What is being asked |
Restate the data below word for word. Skip any images it contains.
>>>>
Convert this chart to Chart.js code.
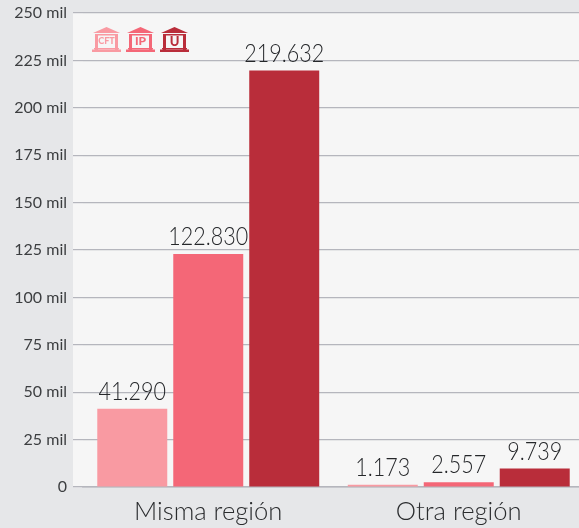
<!DOCTYPE html>
<html><head><meta charset="utf-8">
<style>html,body{margin:0;padding:0;background:#e6e7e9;overflow:hidden;width:579px;height:528px}#w{position:relative;width:579px;height:528px;overflow:hidden}canvas{display:block}</style>
<script src="https://cdn.jsdelivr.net/npm/chart.js@4"></script>
</head><body><div id="w"><canvas id="c" width="584" height="528"></canvas></div>
<script>
const categories = ["Misma región", "Otra región"];
const seriesNames = ["CFT", "IP", "U"];
const cftValues = [41290, 1173];
const ipValues = [122830, 2557];
const uValues = [219632, 9739];
const seriesColors = ["#f99aa2", "#f46777", "#b92d3a"];
const FONT = "Lato, 'Open Sans', sans-serif";
const fmt = v => String(v).replace(/\B(?=(\d{3})+(?!\d))/g, ".");

const bgPlugin = { id:"bg", beforeDraw(ch){
  const {ctx,chartArea:a}=ch; ctx.save();
  ctx.fillStyle="#e6e7e9"; ctx.fillRect(0,0,ch.width,ch.height);
  ctx.fillStyle="#f6f6f6"; ctx.fillRect(a.left-10,a.top,a.right-a.left+10,a.bottom-a.top);
  ctx.restore();
}};
const labelPlugin = { id:"vals", afterDatasetsDraw(ch){
  const {ctx}=ch; ctx.save();
  ctx.font="300 25px "+FONT; ctx.fillStyle="#25272a"; ctx.textAlign="center"; ctx.textBaseline="alphabetic";
  ch.data.datasets.forEach((d,i)=>ch.getDatasetMeta(i).data.forEach((b,j)=>{
    ctx.save(); ctx.translate(b.x,b.y-9); ctx.scale(0.86,1);
    ctx.fillText(fmt(d.data[j]),0,0); ctx.restore();
  }));
  ctx.restore();
}};
function building(ctx,x,y,color,text,fs){
  ctx.fillStyle=color;
  ctx.beginPath();ctx.moveTo(x+14.5,y);ctx.lineTo(x+28,y+6);ctx.lineTo(x+1,y+6);ctx.closePath();ctx.fill();
  ctx.fillRect(x+3,y+7,23,1.5);
  ctx.fillRect(x+3,y+8,3,15);
  ctx.fillRect(x+23,y+8,3,15);
  ctx.fillRect(x+2,y+21,25,1.5);
  ctx.fillRect(x,y+22.5,29,2.5);
  ctx.font="900 "+fs+"px "+FONT; ctx.textAlign="center"; ctx.textBaseline="middle";
  ctx.fillText(text,x+14.5,y+14.5);
}
const iconPlugin = { id:"icons", afterDraw(ch){
  const {ctx}=ch; ctx.save();
  const xs=[92,126,160], fs=[9,12,13];
  seriesNames.forEach((n,i)=>building(ctx,xs[i],27,seriesColors[i],n,fs[i]));
  ctx.restore();
}};
new Chart(document.getElementById("c"),{
  type:"bar",
  data:{labels:categories,datasets:[
    {label:seriesNames[0],data:cftValues,backgroundColor:seriesColors[0]},
    {label:seriesNames[1],data:ipValues,backgroundColor:seriesColors[1]},
    {label:seriesNames[2],data:uValues,backgroundColor:seriesColors[2]}
  ]},
  options:{
    responsive:false,animation:false,
    layout:{padding:{top:13,right:0,left:0,bottom:0}},
    datasets:{bar:{barPercentage:0.921,categoryPercentage:0.91}},
    plugins:{legend:{display:false},tooltip:{enabled:false}},
    scales:{
      x:{
        grid:{display:false,drawTicks:false},
        border:{display:true,color:"#b5b6bd",width:1.5},
        ticks:{color:"#2a2c2e",font:{family:FONT,size:25.6,weight:"300"},padding:9,maxRotation:0},
        afterFit(s){s.height=41;}
      },
      y:{
        min:0,max:250000,
        afterFit(s){s.width=83;s.paddingTop=0;s.paddingBottom=0;},
        grid:{color:"#b5b6bd",lineWidth:1.2,tickLength:10,drawTicks:true},
        border:{display:false},
        ticks:{stepSize:25000,color:"#3c3e40",padding:6,font:{family:FONT,size:16,weight:"400"},
          callback:v=>v===0?"0":(v/1000)+" mil"}
      }
    }
  },
  plugins:[bgPlugin,labelPlugin,iconPlugin]
});
</script></body></html>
<<<<
Output of the exercise |
Convert this chart to Chart.js code.
<!DOCTYPE html>
<html><head><meta charset="utf-8">
<style>html,body{margin:0;padding:0;background:#e6e7e9;overflow:hidden;width:579px;height:528px}#w{position:relative;width:579px;height:528px;overflow:hidden}canvas{display:block}</style>
<script src="https://cdn.jsdelivr.net/npm/chart.js@4"></script>
</head><body><div id="w"><canvas id="c" width="584" height="528"></canvas></div>
<script>
const categories = ["Misma región", "Otra región"];
const seriesNames = ["CFT", "IP", "U"];
const cftValues = [41290, 1173];
const ipValues = [122830, 2557];
const uValues = [219632, 9739];
const seriesColors = ["#f99aa2", "#f46777", "#b92d3a"];
const FONT = "Lato, 'Open Sans', sans-serif";
const fmt = v => String(v).replace(/\B(?=(\d{3})+(?!\d))/g, ".");

const bgPlugin = { id:"bg", beforeDraw(ch){
  const {ctx,chartArea:a}=ch; ctx.save();
  ctx.fillStyle="#e6e7e9"; ctx.fillRect(0,0,ch.width,ch.height);
  ctx.fillStyle="#f6f6f6"; ctx.fillRect(a.left-10,a.top,a.right-a.left+10,a.bottom-a.top);
  ctx.restore();
}};
const labelPlugin = { id:"vals", afterDatasetsDraw(ch){
  const {ctx}=ch; ctx.save();
  ctx.font="300 25px "+FONT; ctx.fillStyle="#25272a"; ctx.textAlign="center"; ctx.textBaseline="alphabetic";
  ch.data.datasets.forEach((d,i)=>ch.getDatasetMeta(i).data.forEach((b,j)=>{
    ctx.save(); ctx.translate(b.x,b.y-9); ctx.scale(0.86,1);
    ctx.fillText(fmt(d.data[j]),0,0); ctx.restore();
  }));
  ctx.restore();
}};
function building(ctx,x,y,color,text,fs){
  ctx.fillStyle=color;
  ctx.beginPath();ctx.moveTo(x+14.5,y);ctx.lineTo(x+28,y+6);ctx.lineTo(x+1,y+6);ctx.closePath();ctx.fill();
  ctx.fillRect(x+3,y+7,23,1.5);
  ctx.fillRect(x+3,y+8,3,15);
  ctx.fillRect(x+23,y+8,3,15);
  ctx.fillRect(x+2,y+21,25,1.5);
  ctx.fillRect(x,y+22.5,29,2.5);
  ctx.font="900 "+fs+"px "+FONT; ctx.textAlign="center"; ctx.textBaseline="middle";
  ctx.fillText(text,x+14.5,y+14.5);
}
const iconPlugin = { id:"icons", afterDraw(ch){
  const {ctx}=ch; ctx.save();
  const xs=[92,126,160], fs=[9,12,13];
  seriesNames.forEach((n,i)=>building(ctx,xs[i],27,seriesColors[i],n,fs[i]));
  ctx.restore();
}};
new Chart(document.getElementById("c"),{
  type:"bar",
  data:{labels:categories,datasets:[
    {label:seriesNames[0],data:cftValues,backgroundColor:seriesColors[0]},
    {label:seriesNames[1],data:ipValues,backgroundColor:seriesColors[1]},
    {label:seriesNames[2],data:uValues,backgroundColor:seriesColors[2]}
  ]},
  options:{
    responsive:false,animation:false,
    layout:{padding:{top:13,right:0,left:0,bottom:0}},
    datasets:{bar:{barPercentage:0.921,categoryPercentage:0.91}},
    plugins:{legend:{display:false},tooltip:{enabled:false}},
    scales:{
      x:{
        grid:{display:false,drawTicks:false},
        border:{display:true,color:"#b5b6bd",width:1.5},
        ticks:{color:"#2a2c2e",font:{family:FONT,size:25.6,weight:"300"},padding:9,maxRotation:0},
        afterFit(s){s.height=41;}
      },
      y:{
        min:0,max:250000,
        afterFit(s){s.width=83;s.paddingTop=0;s.paddingBottom=0;},
        grid:{color:"#b5b6bd",lineWidth:1.2,tickLength:10,drawTicks:true},
        border:{display:false},
        ticks:{stepSize:25000,color:"#3c3e40",padding:6,font:{family:FONT,size:16,weight:"400"},
          callback:v=>v===0?"0":(v/1000)+" mil"}
      }
    }
  },
  plugins:[bgPlugin,labelPlugin,iconPlugin]
});
</script></body></html>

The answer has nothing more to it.